Thursday, May 24, 2012

consequences

i was judged to be as a person having strong analytical skills.. not any partial decision or judgement by some professor having a certain degree of biasedness towards me.. no.. this was the result established by the test taken.. the psychometric test taken.. a 'conclusion' of my sort.. and it said, majorly analytical..

according to it, im the one who is supposedly playing safe all the time..

yesterday night doesnt really match in sync with this.. i never calculated or even estimated all the happenings that happened after a certain particular incident.. so, am i really that analytical? or am i schizophrenic?

and the consequences.. well.. unaccounted tear drops.. uncontrolled streaming.. mood spoilers.. saddened.. morose.. feeling shit.. all these were the immediate effects.. the immediate conclusions.. all this inspite of my head buzzing with a million other activities.. all this inspite of my head throbbing with a zillion other thoughts.. all this inspite of me attending to our guests at night for dinner.. all this inspite of being in the constant presence of 8 people..

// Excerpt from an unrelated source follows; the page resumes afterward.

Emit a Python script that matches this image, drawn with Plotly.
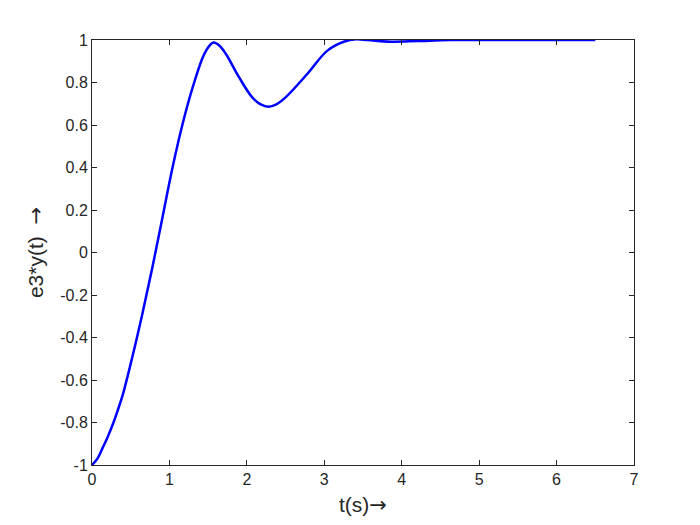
import plotly.graph_objects as go

t = [0, 0.07, 0.14, 0.2, 0.27, 0.33, 0.40, 0.52, 0.65, 0.78, 0.91, 1.04, 1.17,
     1.30, 1.43, 1.50, 1.57, 1.65, 1.73, 1.90, 2.07, 2.18, 2.28, 2.38, 2.50,
     2.78, 3.04, 3.26, 3.41, 3.56, 3.86, 4.20, 4.63, 5.5, 6.5]
y = [-1.0, -0.97, -0.917, -0.87, -0.807, -0.745, -0.666, -0.493, -0.289, -0.07,
     0.165, 0.40, 0.605, 0.777, 0.918, 0.965, 0.988, 0.972, 0.934, 0.824, 0.73,
     0.697, 0.686, 0.697, 0.73, 0.84, 0.95, 0.993, 1.003, 1.0, 0.992, 0.995,
     1.0, 1.0, 1.0]

x_ticks = [0, 1, 2, 3, 4, 5, 6, 7]
y_ticks = [-1, -0.8, -0.6, -0.4, -0.2, 0, 0.2, 0.4, 0.6, 0.8, 1]
y_labels = ["-1", "-0.8", "-0.6", "-0.4", "-0.2", "0", "0.2", "0.4", "0.6", "0.8", "1"]

axcol = "#262626"
font = "Liberation Sans, Arial, sans-serif"
arrow = '<span style="font-family:DejaVu Sans">→</span>'

fig = go.Figure()
fig.add_trace(go.Scatter(x=t, y=y, mode="lines",
                         line=dict(color="#0000ff", width=2.5, shape="spline", smoothing=1.0)))

common = dict(showgrid=False, zeroline=False, showline=True, linecolor=axcol, linewidth=1,
              mirror="ticks", ticks="inside", ticklen=5, tickcolor=axcol,
              tickfont=dict(family=font, size=16, color=axcol))
fig.update_xaxes(range=[0, 7], tickvals=x_ticks,
                 title=dict(text="t(s)" + arrow, font=dict(family=font, size=21, color=axcol), standoff=10),
                 **common)
fig.update_yaxes(range=[-1, 1], tickvals=y_ticks, ticktext=y_labels,
                 title=dict(text="e3*y(t)  " + arrow, font=dict(family=font, size=21, color=axcol), standoff=10),
                 **common)
fig.update_layout(width=700, height=525, showlegend=False,
                  plot_bgcolor="white", paper_bgcolor="white",
                  margin=dict(l=84, r=74, t=32, b=68))
fig.write_html("out.html")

the alarming part comes later.. if i thought, all these were the maximum that it would go to, i was horribly mistaken.. i witnessed the phenomena of mind taking over body.. shit tired that i was yesterday.. long day at the training session.. the brainstorming for the felicitation program post the conventional training sessions.. the drive through stupid traffic back home.. the one hour ride with the certain someone prior to all these 'consequences'.. my body was a dead beat.. yet, inspite of everything, wherein under any other given day of normal circumstances, i would have fallen down and crashed on the bed the instant my head touched the pillow, i couldnt sleep.. simply.. my mind overpowered my struggling and tired frame.. and it prevailed.. barely 3 hrs of closed eyes, and for the first time in my life till now, i woke up with a start and without any alarm!
even as i am putting this down, a million things are running in my head.. the program sequence, the guests, the vote of thanks, the smooth sailing of the entire schedule.. and yet, i dun feel anything.. i will again be at the centrestage.. yet, i feel  shit.

consequences.. and i was not prepared for this..ever.